In seguito, Gagarin scrisse nel proprio rapporto di non avere patito più di tanto le condizioni del viaggio: «L’assenza di peso non influisce sulle normali condizioni dell’organismo e sulle sue funzioni fisiologiche». Oggi sappiamo che le cose sono un poco più complicate, ma nel poco tempo trascorso nella capsula Gagarin pensò soprattutto a godersi la Terra da un punto di vista privilegiato, come non l’aveva mai osservata nessuno.
Grazie al successo della missione spaziale e alla propaganda sovietica, Yuri Gagarin divenne rapidamente una celebrità. Dopo una breve esperienza politica nel Soviet, tornò nella Città delle Stelle, il centro militare di addestramento e ricerca sullo Spazio della Russia, e lavorò a diversi progetti per la costruzione di nuove tute spaziali più comode e resistenti.
Il 27 marzo del 1968, Gagarin morì insieme al proprio copilota in un incidente aereo avvenuto in circostanze poco chiare, che nel corso degli anni hanno alimentato teorie difficilmente dimostrabili su una cospirazione.
Nei giorni seguenti al primo volo spaziale umano, la stampa sovietica non mancò di mettere in evidenza i grandi risultati raggiunti dalla ricerca e dalla tecnologia del programma spaziale sovietico. Gli Stati Uniti si congratularono ufficialmente con l’Unione Sovietica e si diedero da fare per accelerare il loro programma spaziale, arrivando al lancio dell’astronauta Alan Shepard nello spazio il 5 maggio del 1961, tre settimane dopo il lancio dei sovietici.

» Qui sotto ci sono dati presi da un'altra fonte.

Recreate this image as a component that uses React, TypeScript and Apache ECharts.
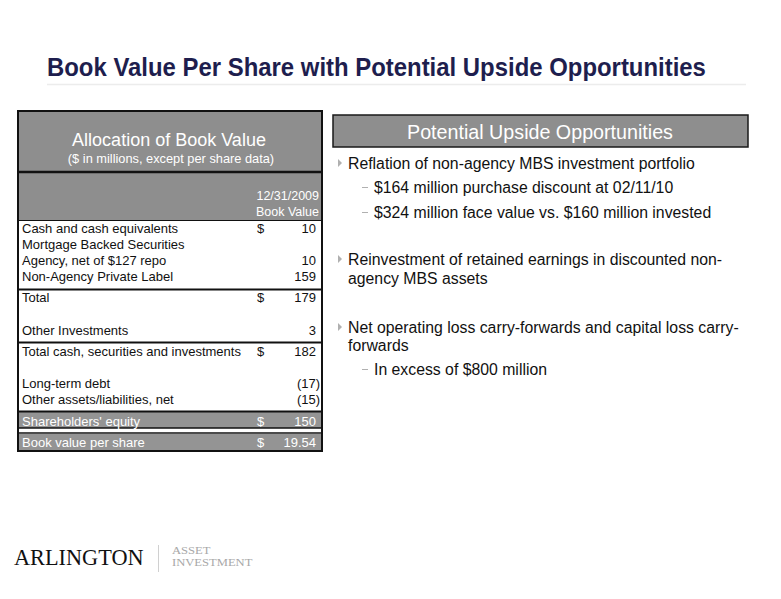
import React, { useEffect, useRef } from "react";
import * as echarts from "echarts";

const titleText = "Book Value Per Share with Potential Upside Opportunities";
const tableTitle = "Allocation of Book Value";
const tableSubtitle = "($ in millions, except per share data)";
const columnHeader = ["12/31/2009", "Book Value"];
const rowLabels = [
  "Cash and cash equivalents",
  "Mortgage Backed Securities",
  "Agency, net of $127 repo",
  "Non-Agency Private Label",
  "Total",
  "Other Investments",
  "Total cash, securities and investments",
  "Long-term debt",
  "Other assets/liabilities, net",
  "Shareholders' equity",
  "Book value per share",
];
const rowDollar = [true, false, false, false, true, false, true, false, false, true, true];
const rowValues = ["10", "", "10", "159", "179", "3", "182", "(17)", "(15)", "150", "19.54"];
const panelTitle = "Potential Upside Opportunities";
const bullets = [
  { level: 1, text: "Reflation of non-agency MBS investment portfolio" },
  { level: 2, text: "$164 million purchase discount at 02/11/10" },
  { level: 2, text: "$324 million face value vs. $160 million invested" },
  { level: 1, text: "Reinvestment of retained earnings in discounted non-" },
  { level: 0, text: "agency MBS assets" },
  { level: 1, text: "Net operating loss carry-forwards and capital loss carry-" },
  { level: 0, text: "forwards" },
  { level: 2, text: "In excess of $800 million" },
];
const logoName = "ARLINGTON";
const logoSub = ["ASSET", "INVESTMENT"];

// layout (pixel positions)
const rowY = [228, 244, 260, 276, 297, 330, 351, 383, 399, 421, 442];
const rowHighlighted = [false, false, false, false, false, false, false, false, false, true, true];
const bulletY = [163, 187, 212, 259, 278, 327, 345, 369];

const FONT = "'Liberation Sans', Arial, sans-serif";
const GREY = "#8e8e8e";

export default function App() {
  const ref = useRef<HTMLDivElement>(null);
  useEffect(() => {
    const chart = echarts.init(ref.current!, null, { renderer: "svg" });
    const els: any[] = [];
    // Title
    els.push({
      type: "text",
      x: 47,
      y: 67,
      scaleX: 0.92,
      style: {
        text: titleText,
        font: `bold 26px ${FONT}`,
        fill: "#1e1e4e",
        textVerticalAlign: "middle",
      },
    });
    els.push({
      type: "line",
      shape: { x1: 47, y1: 84.5, x2: 746, y2: 84.5 },
      style: { stroke: "#ececec", lineWidth: 1.5 },
    });

    // Table
    const L = 18, R = 322, T = 111, B = 451;
    els.push({ type: "rect", shape: { x: L, y: T, width: R - L, height: 61 }, style: { fill: GREY } });
    els.push({ type: "rect", shape: { x: L, y: 172, width: R - L, height: 48 }, style: { fill: GREY } });
    els.push({ type: "rect", shape: { x: L, y: 412, width: R - L, height: 16 }, style: { fill: "#949494" } });
    els.push({ type: "rect", shape: { x: L, y: 434, width: R - L, height: 16 }, style: { fill: "#949494" } });
    const hl = (y: number, w = 2) =>
      els.push({ type: "line", shape: { x1: L, y1: y, x2: R, y2: y }, style: { stroke: "#111", lineWidth: w } });
    hl(172, 2.5);
    hl(220.5, 1);
    hl(289.5, 2);
    hl(342.5, 2);
    hl(411.5, 2);
    hl(428, 1.5);
    hl(433, 1.5);
    els.push({
      type: "rect",
      shape: { x: L, y: T, width: R - L, height: B - T },
      style: { fill: "none", stroke: "#111", lineWidth: 2 },
    });
    els.push({
      type: "text",
      x: 169,
      y: 140,
      style: { text: tableTitle, font: `18px ${FONT}`, fill: "#fff", align: "center", textVerticalAlign: "middle" },
    });
    els.push({
      type: "text",
      x: 171,
      y: 158,
      style: { text: tableSubtitle, font: `12.8px ${FONT}`, fill: "#fff", align: "center", textVerticalAlign: "middle" },
    });
    columnHeader.forEach((t, i) =>
      els.push({
        type: "text",
        x: 319,
        y: 196 + i * 16,
        style: { text: t, font: `12.5px ${FONT}`, fill: "#fff", align: "right", textVerticalAlign: "middle" },
      })
    );
    rowLabels.forEach((lab, i) => {
      const color = rowHighlighted[i] ? "#fff" : "#111";
      const y = rowY[i];
      els.push({
        type: "text",
        x: 22,
        y,
        style: { text: lab, font: `13px ${FONT}`, fill: color, textVerticalAlign: "middle" },
      });
      if (rowDollar[i])
        els.push({
          type: "text",
          x: 257,
          y,
          style: { text: "$", font: `13px ${FONT}`, fill: color, textVerticalAlign: "middle" },
        });
      if (rowValues[i]) {
        const paren = rowValues[i].startsWith("(");
        els.push({
          type: "text",
          x: paren ? 320 : 316,
          y,
          style: { text: rowValues[i], font: `13px ${FONT}`, fill: color, align: "right", textVerticalAlign: "middle" },
        });
      }
    });

    // Right panel
    els.push({
      type: "rect",
      shape: { x: 333, y: 115, width: 415, height: 32 },
      style: { fill: GREY, stroke: "#1a1a1a", lineWidth: 1.5 },
    });
    els.push({
      type: "text",
      x: 540,
      y: 132,
      style: { text: panelTitle, font: `19.7px ${FONT}`, fill: "#fff", align: "center", textVerticalAlign: "middle" },
    });
    bullets.forEach((b, i) => {
      const y = bulletY[i];
      if (b.level === 1) {
        els.push({
          type: "polygon",
          shape: { points: [[338, y - 4], [338, y + 4], [342, y]] },
          style: { fill: "#b0b0b0" },
        });
      }
      if (b.level === 2) {
        els.push({
          type: "line",
          shape: { x1: 362, y1: y + 0.5, x2: 368, y2: y + 0.5 },
          style: { stroke: "#b0b0b0", lineWidth: 1 },
        });
      }
      els.push({
        type: "text",
        x: b.level === 2 ? 374 : 348,
        y,
        style: { text: b.text, font: `15.8px ${FONT}`, fill: "#111", textVerticalAlign: "middle" },
      });
    });

    // Logo
    els.push({
      type: "text",
      x: 14,
      y: 557,
      scaleX: 0.97,
      style: { text: logoName, font: `23px 'Liberation Serif', 'DejaVu Serif', serif`, fill: "#111", textVerticalAlign: "middle" },
    });
    els.push({
      type: "line",
      shape: { x1: 158.5, y1: 545, x2: 158.5, y2: 572 },
      style: { stroke: "#d0d0d0", lineWidth: 1 },
    });
    logoSub.forEach((t, i) =>
      els.push({
        type: "text",
        x: 172,
        y: 551 + i * 12,
        scaleX: 1.2,
        style: { text: t, font: `10.5px 'Liberation Serif', serif`, fill: "#a8a8a8", textVerticalAlign: "middle" },
      })
    );

    chart.setOption({
      animation: false,
      backgroundColor: "#fff",
      graphic: { elements: els },
    });
    return () => chart.dispose();
  }, []);
  return (
    <div
      ref={ref}
      style={{ position: "absolute", left: 0, top: 0, width: 781, height: 599 }}
    />
  );
}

Shepard non orbitò intorno alla Terra, ma in compenso fu il primo astronauta a controllare manualmente alcuni comandi della propria capsula spaziale. Il primo statunitense a compiere un’orbita terrestre fu John Glenn il 20 febbraio del 1962, quasi a un anno dal lancio di Gagarin. Gli Stati Uniti erano visibilmente in ritardo nella corsa spaziale, ma erano già al lavoro per il loro nuovo ambizioso obiettivo: raggiungere presto la Luna.